Wednesday, 29 August 2012

Bank Bailouts: The Correct Way

Some time ago, a book I read stated that the very nature of capitalism was to allow firms to die without any consequences to the system. The author wondered why the same thing isn't possible with banking institutions. That author was Nassim Nicolas Taleb and the book was titled Black Swan. (However, I wouldn't really recommend the book) Although at first I thought the author was right, after considering it I realized that the banks are not at all like any other firm.

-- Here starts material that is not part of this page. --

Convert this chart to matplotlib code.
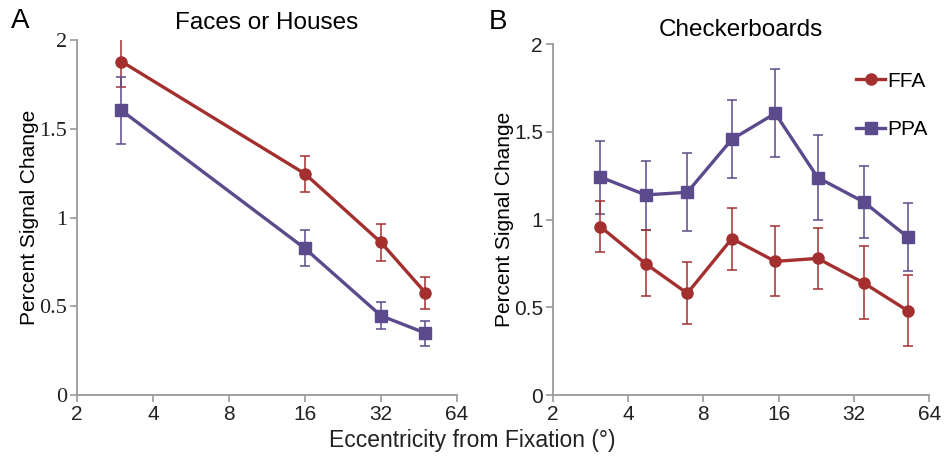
#!/usr/bin/env python3
"""
FFA / PPA percent signal change vs eccentricity (two panels)
"""

import matplotlib
matplotlib.use("Agg")
import matplotlib.pyplot as plt
from matplotlib.lines import Line2D
from matplotlib.ticker import FixedLocator, NullLocator

# Panel A: faces or houses
ecc_a = [3, 16, 32, 48]
ffa_a = [1.88, 1.247, 0.86, 0.576]
ffa_a_lo = [1.735, 1.144, 0.753, 0.483]
ffa_a_hi = [2.02, 1.35, 0.963, 0.666]
ppa_a = [1.604, 0.826, 0.447, 0.349]
ppa_a_lo = [1.414, 0.728, 0.37, 0.278]
ppa_a_hi = [1.793, 0.931, 0.522, 0.419]

# Panel B: checkerboards
ecc_b = [3.1, 4.7, 6.9, 10.4, 15.5, 22.9, 35.0, 52.4]
ffa_b = [0.96, 0.749, 0.58, 0.892, 0.762, 0.779, 0.639, 0.481]
ffa_b_lo = [0.817, 0.563, 0.403, 0.715, 0.565, 0.606, 0.432, 0.281]
ffa_b_hi = [1.105, 0.94, 0.76, 1.065, 0.964, 0.954, 0.85, 0.683]
ppa_b = [1.243, 1.141, 1.156, 1.458, 1.606, 1.24, 1.101, 0.901]
ppa_b_lo = [1.034, 0.943, 0.933, 1.236, 1.356, 1.0, 0.895, 0.707]
ppa_b_hi = [1.451, 1.337, 1.382, 1.681, 1.861, 1.483, 1.304, 1.097]

x_ticks = [2, 4, 8, 16, 32, 64]
y_ticks = [0, 0.5, 1, 1.5, 2]
y_tick_labels = ['0', '0.5', '1', '1.5', '2']

RED = '#a3302f'
PURPLE = '#5c4b8c'
GRAY = '#9a9a9a'

SANS = ['Liberation Sans', 'DejaVu Sans']
NARROW = ['Liberation Sans Narrow', 'Liberation Sans', 'DejaVu Sans']
SERIF = ['Liberation Serif', 'DejaVu Serif']


def errs(y, lo, hi):
    return [[v - l for v, l in zip(y, lo)], [h - v for v, h in zip(y, hi)]]


def draw_series(ax, x, y, lo, hi, color, marker):
    ax.errorbar(x, y, yerr=errs(y, lo, hi), color=color, linewidth=2.4,
                marker=marker, markersize=8, elinewidth=1.1, capsize=3.5,
                capthick=1.1)


def style_axis(ax, tick_family, ysize):
    ax.set_xscale('log', base=2)
    ax.set_xlim(2, 64)
    ax.set_ylim(0, 2)
    ax.xaxis.set_major_locator(FixedLocator(x_ticks))
    ax.xaxis.set_minor_locator(NullLocator())
    ax.set_xticklabels([str(t) for t in x_ticks], family=NARROW, fontsize=15)
    ax.set_yticks(y_ticks)
    ax.set_yticklabels(y_tick_labels, family=tick_family, fontsize=ysize)
    for side in ['top', 'right']:
        ax.spines[side].set_visible(False)
    for side in ['left', 'bottom']:
        ax.spines[side].set_color(GRAY)
        ax.spines[side].set_linewidth(1.3)
    ax.tick_params(direction='out', length=5, width=1.2, color=GRAY,
                   labelcolor='#222222', pad=2)
    ax.set_ylabel('Percent Signal Change', family=SANS, fontsize=15,
                  labelpad=0)


fig = plt.figure(figsize=(9.44, 4.65), dpi=100)
ax1 = fig.add_axes([0.0816, 0.1505, 0.4025, 0.763])
ax2 = fig.add_axes([0.5855, 0.1505, 0.399, 0.7543])

draw_series(ax1, ecc_a, ffa_a, ffa_a_lo, ffa_a_hi, RED, 'o')
draw_series(ax1, ecc_a, ppa_a, ppa_a_lo, ppa_a_hi, PURPLE, 's')
style_axis(ax1, SERIF, 16)
ax1.set_title('Faces or Houses', family=SANS, fontsize=17.5, pad=8)

draw_series(ax2, ecc_b, ppa_b, ppa_b_lo, ppa_b_hi, PURPLE, 's')
draw_series(ax2, ecc_b, ffa_b, ffa_b_lo, ffa_b_hi, RED, 'o')
style_axis(ax2, SANS, 15)
ax2.set_title('Checkerboards', family=SANS, fontsize=17.5, pad=6)

# legend: plain line + marker handles, no error bars
handles = [Line2D([], [], color=RED, marker='o', markersize=8, linewidth=2.4),
           Line2D([], [], color=PURPLE, marker='s', markersize=8, linewidth=2.4)]
ax2.legend(handles, ['FFA', 'PPA'], loc='upper right',
           bbox_to_anchor=(1.045, 0.975), frameon=False,
           handlelength=1.4, handletextpad=0.1, labelspacing=1.4,
           prop={'family': SANS, 'size': 15})

fig.text(0.012, 0.955, 'A', family=SANS, fontsize=20, va='center', ha='left')
fig.text(0.518, 0.952, 'B', family=SANS, fontsize=20, va='center', ha='left')
fig.text(0.5, 0.052, 'Eccentricity from Fixation (°)', family=SANS,
         fontsize=16.5, ha='center', va='center', color='#222222')

fig.savefig('out.png', dpi=100)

If tomorrow Google were to file for bankruptcy, the consequences would be a lack of a good search engine and thousands of Google employees left without a job (and you wouldn't be reading this!). Otherwise, no harm would be done to the ordinary person. Now imagine what would happen if one of the major banks were to collapse: millions of people would suddenly be worried of being left with little or no money (although a country guarantees approximately 100,000 euros of deposits by each person in each bank). In the end, people would get their savings back (expect the persons which had amassed millions who will only get 100,000), however, the whole procedure would be traumatic to the ones who were unlucky enough to get caught in it. Nevertheless, such a procedure is preferred to the cost of pumping a bank with new money every now and then just to sustain it.

Thus, the question becomes: When should banking institutions be rescued? The answer is simple, although it may be tricky to define at times: When they are solvent, largely problem-free and have faced trouble only as a result of an unpredictable event to which they bore minimal or no responsibility. This, for example, would be the case with most EU banks which suffered great losses from the Greek haircut (although there were other banks which had overextended credit over the years).

If a banking institution is thought to be worthy of rescue then the course of action should be by directly providing liquidity to them. This would mean that governments, Central Banks or (preferably) an institution like the ESM, should provide liquidity to the banks; with the latter issuing new shares with voting rights, committing to repurchase them at an amount obtained after accounting for a fixed interest rate, and agreeing that the institution's participation in the bank's equity capital would be reduced each year, thus making sure that the stream of payments from the bank to the state would be continuous. Even if government (or Central Bank) intervention in banking institutions is not considered a good thing, it is much better than merely purchasing preferred shares, as the very recent Barclay's example indicates. By agreeing to pay interest on the amount given to them and repurchasing those shares at fixed intervals, it is assured that the taxpayers' money is not just thrown down a bottomless pit, making the banks more careful in their future investments and gradually reducing government intervention within them.

Following this, the distressed bank should implement some austerity measures, either by cutting down salaries or other benefits or, better, by reducing its activities both at domestic as well as at an international level. Needless to say, the bank's heads at the time of government intervention should be replaced. The bank could spin-off some of its operations if they are profitable, however, this should be done in a way that the new company is an independent one and not with the bank still controlling a substantial interest in it. Likewise, the spin-off should not be sold to another bank as this would increase the other bank's risk of becoming too-big-to-fail.

In the case of the bank becoming insolvent, problem-ridden with issues which are not due to unexpected events (e.g. management issues, poor lending decisions, etc) then it should be let collapse just like any other ordinary firm. If the bank has some operations which are profitable and well-functioning, then these should be spun-off, or sold to another company, even though selling them to another bank should be avoided for reasons of the other bank becoming extremely large. What the reader may inquire is what if the second bank is already too big? What difference would it make if the profitable operation is sold to them? First of all, a new spin-off will require more employees (think of new management, trainees, secretaries, even cleaners) than if it is sold to another company where existing economies of scale would take over. This would have a positive effect on unemployment especially since other bank's employees are expected to be laid off as a result of the collapse. Then, even the acquiring bank is already too big, in what scenario would the government (or another institution) be spending less for stabilization: saving a 100 billion bank or a 105 billion bank? And remember that's billion...

Under the current scheme, most banks are either classified as too big to fail or too little to have any exposure. Take the UK for example where only 5 independent large banks exist, with the government having interest in two of them. What should have been done was to reduce the level of activities of the Royal Bank of Scotland and Lloyds Banking Group to levels where such intervention would be easier in the future, also allowing the creation of more banking institutions, which would promote a competitive environment instead of an oligopolistic one.